Vaud Les Alémaniques voient en eux l’expression ultime du «Welsch»: bon vivant, toujours prêt à boire un coup et pas très sérieux. Les Genevois se rient du provincialisme des Vaudois. Pour avoir longtemps subi passivement le joug bernois, ils passent pour indécis et peu engagés.
Valais Ah, le bon vin du Valais! Ses habitants auraient une sérieuse tendance à abuser de la bouteille (on prétend même qu’ils mettent du schnaps dans les biberons de leurs bébés). De l’Italie voisine, ils auraient appris l’art des combines un peu douteuses.
Zoug Le canton le plus riche de Suisse est connu pour ses boîtes aux lettres. Leur nombre excède largement celui des habitants de ce paradis fiscal.
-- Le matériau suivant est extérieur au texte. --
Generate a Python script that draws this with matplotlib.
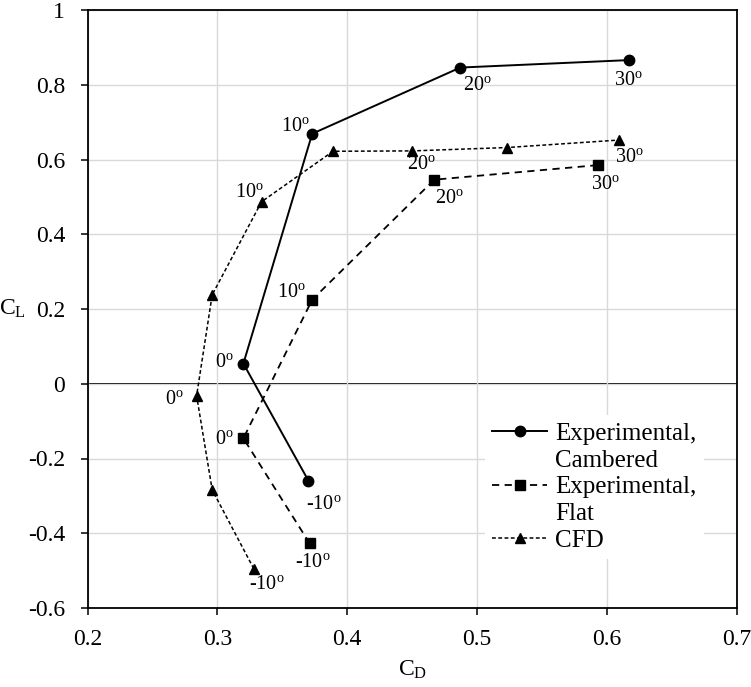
import numpy as np
import matplotlib.pyplot as plt
from matplotlib.lines import Line2D

# drag / lift coefficients
cd_cambered = [0.370, 0.320, 0.373, 0.487, 0.617]
cl_cambered = [-0.259, 0.054, 0.669, 0.846, 0.866]
aoa_cambered = ['-10', '0', '10', '20', '30']

cd_flat = [0.371, 0.320, 0.373, 0.467, 0.593]
cl_flat = [-0.427, -0.146, 0.225, 0.546, 0.585]
aoa_flat = ['-10', '0', '10', '20', '30']

cd_cfd = [0.328, 0.296, 0.284, 0.296, 0.334, 0.389, 0.450, 0.523, 0.609]
cl_cfd = [-0.495, -0.284, -0.032, 0.238, 0.487, 0.622, 0.623, 0.632, 0.652]
aoa_cfd = ['-10', '', '0', '', '10', '', '20', '', '30']

x_ticks = [0.2, 0.3, 0.4, 0.5, 0.6, 0.7]
y_ticks = [-0.6, -0.4, -0.2, 0, 0.2, 0.4, 0.6, 0.8, 1]

# label offsets in pixels (dx, dy, ha)
off_cambered = [(-2, -25, 'left'), (-10, 0, 'right'), (-2, 6, 'right'), (3, -19, 'left'), (-1, -21, 'center')]
off_flat = [(3, -20, 'center'), (-10, -2, 'right'), (-6, 6, 'right'), (1, -20, 'left'), (7, -20, 'center')]
off_cfd = [(-5, -17, 'left'), None, (-13, -5, 'right'), None, (2, 8, 'right'), None, (-5, -15, 'left'), None, (-4, -18, 'left')]

plt.rcParams['font.family'] = ['Liberation Serif', 'DejaVu Serif']
plt.rcParams['mathtext.fontset'] = 'custom'
plt.rcParams['mathtext.rm'] = 'Liberation Serif'

fig = plt.figure(figsize=(7.51, 6.87), dpi=100)
ax = fig.add_axes([87.5/751, 1-608/687, (737-87.5)/751, (608-10)/687])

ax.grid(True, color='#d9d9d9', lw=1.0, zorder=0)
ax.axhline(0, color='black', lw=1.4, zorder=1)

l1, = ax.plot(cd_cambered, cl_cambered, '-', color='black', lw=1.4, marker='o', ms=7.5, zorder=3)
l2, = ax.plot(cd_flat, cl_flat, color='black', lw=1.3, ls=(0, (4, 3)), marker='s', ms=7, zorder=3)
l3, = ax.plot(cd_cfd, cl_cfd, color='black', lw=1.1, ls=(0, (2.5, 1.6)), marker='^', ms=7, zorder=3)

for xs, ys, labs, offs in [(cd_cambered, cl_cambered, aoa_cambered, off_cambered),
                           (cd_flat, cl_flat, aoa_flat, off_flat),
                           (cd_cfd, cl_cfd, aoa_cfd, off_cfd)]:
    for x, y, lab, o in zip(xs, ys, labs, offs):
        if not lab:
            continue
        ax.annotate(lab + r'$^{\mathregular{o}}$', (x, y), xytext=(o[0], o[1]),
                    textcoords='offset pixels', ha=o[2], va='center', fontsize=14.5, zorder=4)

ax.set_xlim(0.2, 0.7)
ax.set_ylim(-0.6, 1)
ax.set_xticks(x_ticks)
ax.set_yticks(y_ticks)
ax.set_xticklabels([f'{v:g}' for v in x_ticks])
ax.set_yticklabels([f'{v:g}' for v in y_ticks])
ax.tick_params(direction='out', length=5, width=1.1, labelsize=17)
ax.tick_params(axis='y', pad=11)
ax.tick_params(axis='x', pad=10)
for s in ax.spines.values():
    s.set_linewidth(1.3)
    s.set_color('black')

ax.set_xlabel(r'$\mathregular{C_D}$', fontsize=17)
ax.xaxis.set_label_coords(0.5, -0.085)
ax.set_ylabel(r'$\mathregular{C_L}$', fontsize=17, rotation=0, va='center', ha='center')
ax.yaxis.set_label_coords(-0.115, 0.5)

blank = Line2D([], [], color='none')
handles = [l1, blank, l2, blank, l3]
labels = ['Experimental,', 'Cambered', 'Experimental,', 'Flat', 'CFD']
leg = ax.legend(handles, labels, loc='upper left', bbox_to_anchor=(0.612, 0.323), fontsize=18,
                frameon=True, fancybox=False, edgecolor='none', facecolor='white',
                framealpha=1, handlelength=2.2, handletextpad=0.3, labelspacing=0.17,
                borderpad=0.3, borderaxespad=0)

fig.savefig('out.png', dpi=100)
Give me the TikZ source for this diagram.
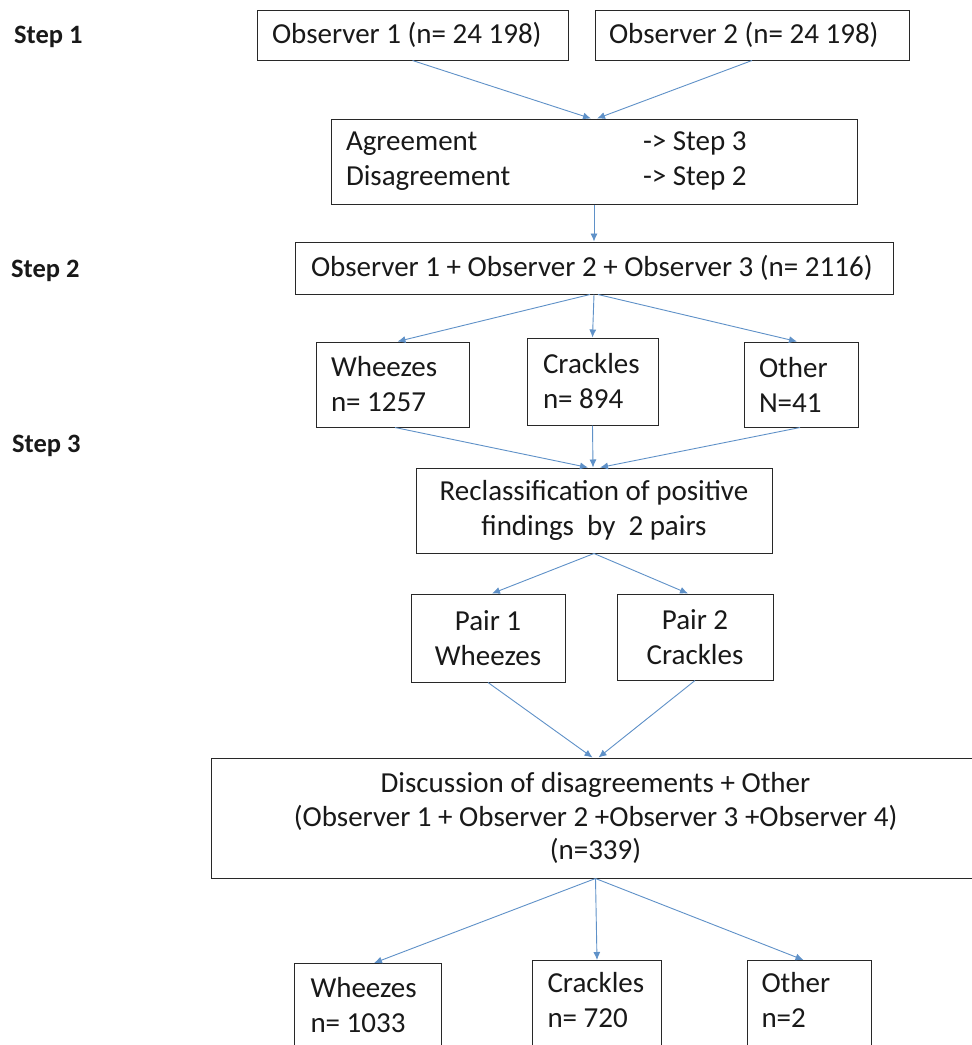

Du coup, ceux-ci passent pour des profiteurs et des égoïstes. L’assiduité de ses politiciens dans de multiples conseils d’administration constitue un sujet de plaisanteries acerbes.
Zurich Last but not least. C’est la plus grande ville du pays, mais en Suisse, on n’aime pas les grands. La capitale économique se rêve Unique, comme son aéroport. Quant aux Zurichois, nombrilistes, arrogants, affairistes et cyniques, ils sont aussi enviés pour leur dynamisme et leur créativité. A moins que ce soit pour leur nombrilisme et leur arrogance.